Sufficient federal funding for basic research is vital: Cutting-edge science and technology discoveries can lead to marketplace innovations that create vast new economic sectors, businesses, jobs and products to drive the global economy. The American-born Internet is today’s exemplar; tomorrow’s exemplar may be nano-science or quantum computing. How many technologists must the United States produce toward this end? Depending on which study you believe, China is producing anywhere from 350,000 to 600,000 engineers annually, compared to anywhere from 70,000 to 120,000 engineers in the United States (with roughly 30,000 of those being foreign-born).
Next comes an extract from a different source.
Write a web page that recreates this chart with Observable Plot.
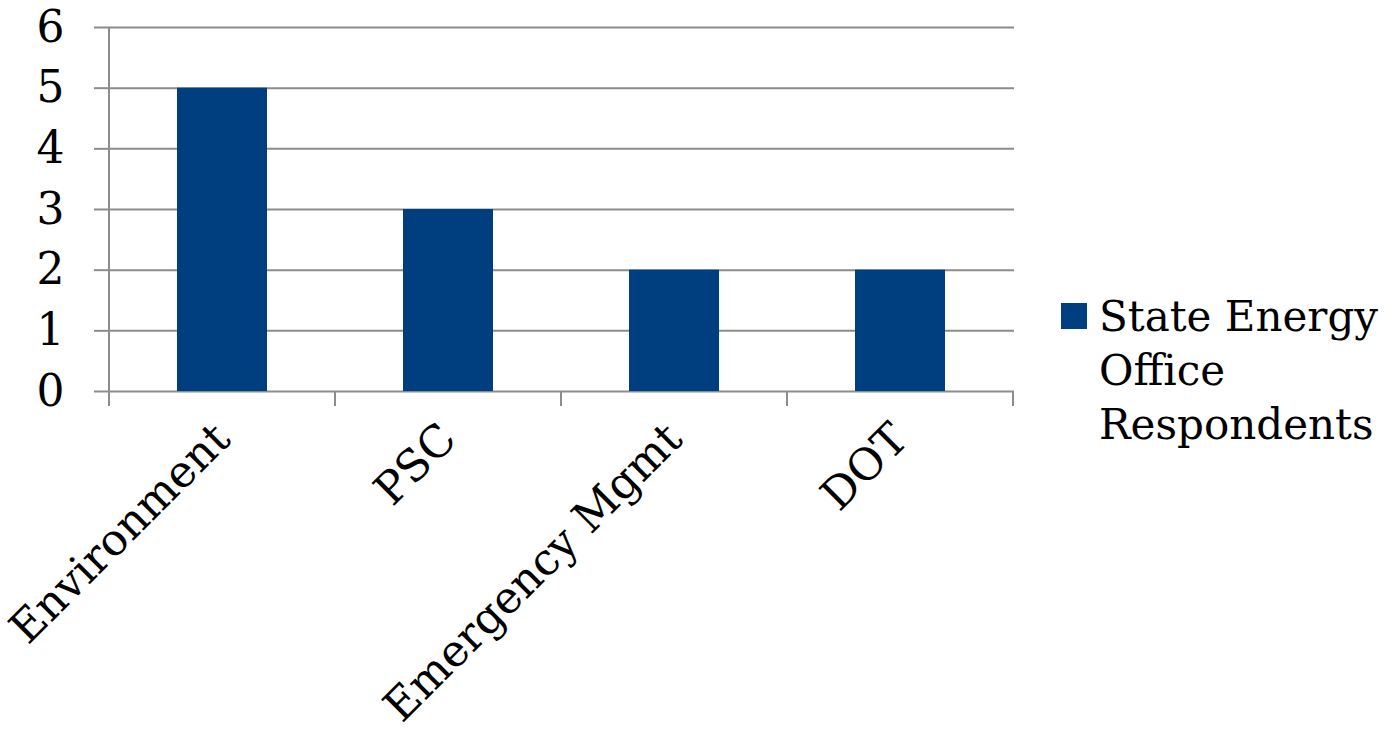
<!DOCTYPE html>
<html><head><meta charset="utf-8">
<script src="https://cdn.jsdelivr.net/npm/d3@7"></script>
<script src="https://cdn.jsdelivr.net/npm/@observablehq/plot@0.6"></script>
<style>
body{margin:0;background:#fff;}
#wrap{position:relative;width:1393px;height:731px;font-family:"DejaVu Serif",serif;overflow:hidden;}
#chart{position:absolute;left:0;top:0;}
#legend{position:absolute;left:1061px;top:290px;display:flex;align-items:flex-start;}
#legend .sw{width:26px;height:26px;margin-top:13px;margin-right:12px;flex:none;}
#legend .tx{font-size:42px;line-height:54px;color:#000;width:310px;}
</style></head><body>
<div id="wrap"><div id="chart"></div><div id="legend"><div class="sw"></div><div class="tx"></div></div></div>
<script>
const categories = ["Environment", "PSC", "Emergency Mgmt", "DOT"];
const values = [5, 3, 2, 2];
const seriesName = "State Energy Office Respondents";
const yTicks = [0, 1, 2, 3, 4, 5, 6];

const barColor = "#003f7f";
const gridColor = "#8c8c8c";
const data = categories.map((c, i) => ({category: c, value: values[i]}));

const plot = Plot.plot({
  width: 1040, height: 731,
  marginLeft: 108, marginRight: 26, marginTop: 27, marginBottom: 340,
  style: {fontFamily: "DejaVu Serif", fontSize: "44px", color: "#000", background: "white", overflow: "visible"},
  x: {domain: categories, paddingInner: 0.6, paddingOuter: 0.3, label: null},
  y: {domain: [0, 6], ticks: yTicks, label: null},
  marks: [
    Plot.gridY(yTicks, {stroke: gridColor, strokeOpacity: 1, strokeWidth: 2}),
    Plot.barY(data, {x: "category", y: "value", fill: barColor}),
    Plot.axisY(yTicks, {tickSize: 14, tickPadding: 30, tickFormat: "d", stroke: gridColor, strokeWidth: 2, strokeOpacity: 1, fill: "#000", fontSize: 44, label: null}),
    Plot.axisX({tickSize: 0, tickRotate: -45, tickPadding: 40, fill: "#000", fontSize: 44, label: null})
  ]
});
document.getElementById("chart").appendChild(plot);

// axis line and category boundary ticks using the plot's own scales
const xs = plot.scale("x"), ys = plot.scale("y");
const step = xs.step, bw = xs.bandwidth;
const y0 = ys.apply(0), yTop = ys.apply(6);
const bounds = categories.map(c => xs.apply(c) - (step - bw) / 2);
bounds.push(bounds[bounds.length - 1] + step);
const svg = d3.select(plot);
const g = svg.append("g").attr("stroke", gridColor).attr("stroke-width", 2);
g.append("line").attr("x1", bounds[0]).attr("x2", bounds[0]).attr("y1", yTop).attr("y2", y0 + 15);
bounds.forEach(b => g.append("line").attr("x1", b).attr("x2", b).attr("y1", y0).attr("y2", y0 + 15));

document.querySelector("#legend .sw").style.background = barColor;
document.querySelector("#legend .tx").textContent = seriesName;
</script>
</body></html>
But this is not simply a numbers game. We must carefully ensure that we maintain a critical mass of engineers and scientists to stay competitive—but beyond maintaining such a critical mass, the quest for leadership requires that we produce a citizenry with a far broader set of skills than technical ones. Numerous experts have noted in recent decades a cultural divide separating the arts and sciences. Many also have noted an educational tilt toward logic-and-science-based “left-brain” functions that have benefited Americans economically—while creative, emotional “right-brain” functions have suffered benign neglect.

Business writer Daniel H. Pink contends in his book, A Whole New Mind (Riverhead Books, 2005) that, as automation and low-cost Asian technological labor whittle away at America’s technological lead, many left-brain workers in this country face career extinction; and that future leaders in traditionally left-brain realms will need to master right-brain creativity, if they are to thrive. This is a credible assessment—and it is good news, too. Even in relatively left-brain-driven decades, Americans have innovated while others have imitated.
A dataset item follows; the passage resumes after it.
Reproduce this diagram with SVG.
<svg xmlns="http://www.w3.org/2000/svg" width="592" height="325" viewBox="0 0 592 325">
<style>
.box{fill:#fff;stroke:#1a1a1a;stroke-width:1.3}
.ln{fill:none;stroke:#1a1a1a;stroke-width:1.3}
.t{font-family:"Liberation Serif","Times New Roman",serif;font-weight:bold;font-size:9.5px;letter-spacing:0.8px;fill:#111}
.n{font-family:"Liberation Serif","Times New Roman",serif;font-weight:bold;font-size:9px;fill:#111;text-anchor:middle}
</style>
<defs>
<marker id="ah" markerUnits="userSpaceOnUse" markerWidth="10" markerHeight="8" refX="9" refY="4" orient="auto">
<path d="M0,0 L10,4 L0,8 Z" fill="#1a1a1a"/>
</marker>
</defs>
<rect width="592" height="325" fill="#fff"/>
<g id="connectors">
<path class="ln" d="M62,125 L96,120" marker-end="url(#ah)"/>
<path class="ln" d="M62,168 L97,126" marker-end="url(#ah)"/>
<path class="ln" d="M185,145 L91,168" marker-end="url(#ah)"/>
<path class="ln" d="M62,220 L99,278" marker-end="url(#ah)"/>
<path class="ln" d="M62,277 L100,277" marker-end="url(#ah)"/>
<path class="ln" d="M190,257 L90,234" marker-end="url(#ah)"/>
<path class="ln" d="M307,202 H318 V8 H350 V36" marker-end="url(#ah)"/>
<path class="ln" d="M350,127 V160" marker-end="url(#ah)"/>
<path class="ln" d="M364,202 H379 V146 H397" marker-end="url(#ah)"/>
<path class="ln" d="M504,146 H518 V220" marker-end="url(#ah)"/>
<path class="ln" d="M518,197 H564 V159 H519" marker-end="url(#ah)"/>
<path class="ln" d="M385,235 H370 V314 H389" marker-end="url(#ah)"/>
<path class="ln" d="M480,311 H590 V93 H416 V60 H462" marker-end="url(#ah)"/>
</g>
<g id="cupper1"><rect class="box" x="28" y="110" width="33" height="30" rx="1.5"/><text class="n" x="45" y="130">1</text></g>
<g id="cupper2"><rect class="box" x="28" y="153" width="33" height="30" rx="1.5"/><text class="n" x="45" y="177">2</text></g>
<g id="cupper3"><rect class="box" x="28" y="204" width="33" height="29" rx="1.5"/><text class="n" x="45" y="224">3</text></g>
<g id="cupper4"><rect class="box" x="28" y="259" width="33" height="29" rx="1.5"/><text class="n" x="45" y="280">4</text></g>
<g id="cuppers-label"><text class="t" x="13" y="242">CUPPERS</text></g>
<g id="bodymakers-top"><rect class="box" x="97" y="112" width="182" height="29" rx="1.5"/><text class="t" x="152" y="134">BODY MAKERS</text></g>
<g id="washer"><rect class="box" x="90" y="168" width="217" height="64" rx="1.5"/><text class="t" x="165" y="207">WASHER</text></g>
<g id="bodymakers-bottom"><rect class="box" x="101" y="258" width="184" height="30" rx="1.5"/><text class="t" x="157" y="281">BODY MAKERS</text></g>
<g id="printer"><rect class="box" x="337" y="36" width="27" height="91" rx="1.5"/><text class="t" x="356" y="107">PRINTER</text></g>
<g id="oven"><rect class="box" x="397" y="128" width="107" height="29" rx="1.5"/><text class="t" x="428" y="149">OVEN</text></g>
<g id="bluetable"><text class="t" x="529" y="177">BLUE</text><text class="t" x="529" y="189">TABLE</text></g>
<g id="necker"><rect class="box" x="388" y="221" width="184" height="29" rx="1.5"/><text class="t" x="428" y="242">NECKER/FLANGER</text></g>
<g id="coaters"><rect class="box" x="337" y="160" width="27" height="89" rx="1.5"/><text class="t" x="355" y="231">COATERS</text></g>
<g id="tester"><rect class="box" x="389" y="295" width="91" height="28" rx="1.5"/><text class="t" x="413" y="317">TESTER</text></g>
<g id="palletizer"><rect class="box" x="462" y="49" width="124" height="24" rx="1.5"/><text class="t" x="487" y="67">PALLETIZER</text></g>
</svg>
Our creative edge can be honed, even as other edges grow blunt. While most of China’s new engineers must focus on developing and servicing China’s vast infrastructural needs, American infrastructure is already so well-developed that lower-level technicians can service it. This reduces the need for the United States to produce a matching number of engineers, and also allows the bulk of American-based engineers and scientists to dedicate themselves to technologies that can drive our economic future.

But a revaluing of the arts and humanities is essential to this process. Numerous lofty reasons exist to re-value the right-brain realms: to ignore the arts and humanities is to commit cultural suicide. The arts help us discern what it is to be fully human, and to live in the society of other humans. They ask us to determine how to comport ourselves individually and as communities—here and now, in conversation with our forebears, and in anticipation of our posterity. There are practical reasons too: The arts help us produce better engineers, better scientists, better physicians and better entrepreneurs. Art is the ability to impose a meaningful pattern on experience and existence, the English mathematician Alfred North Whitehead noted. An artless technologist, one who attempts to innovate without this ability, may produce at best a sterile work. At worst, his work may be dangerous.

The University of Southern California moved in the past decade to give special recognition to “renaissance scholars,” students who demonstrate mastery of integrated learning. And the university launched an arts and humanities initiative last fall—with film festivals, humanities lectures, exhibitions and performances, preceded or followed by exploratory discussions—to challenge students from every discipline, at the core of their being. In a high-tech, consumer society, what does success mean? What does abundance mean? Will a new technology offer a boon to the marketplace or a curse to the human condition? The right brain is crucial for meaningful answers.

Science and technology are means toward an end. But art is our true end as fully mature human beings living in society. This has the additional benefit of producing better science and more beneficial technology. That, then, is true global leadership. And it begins with imagination.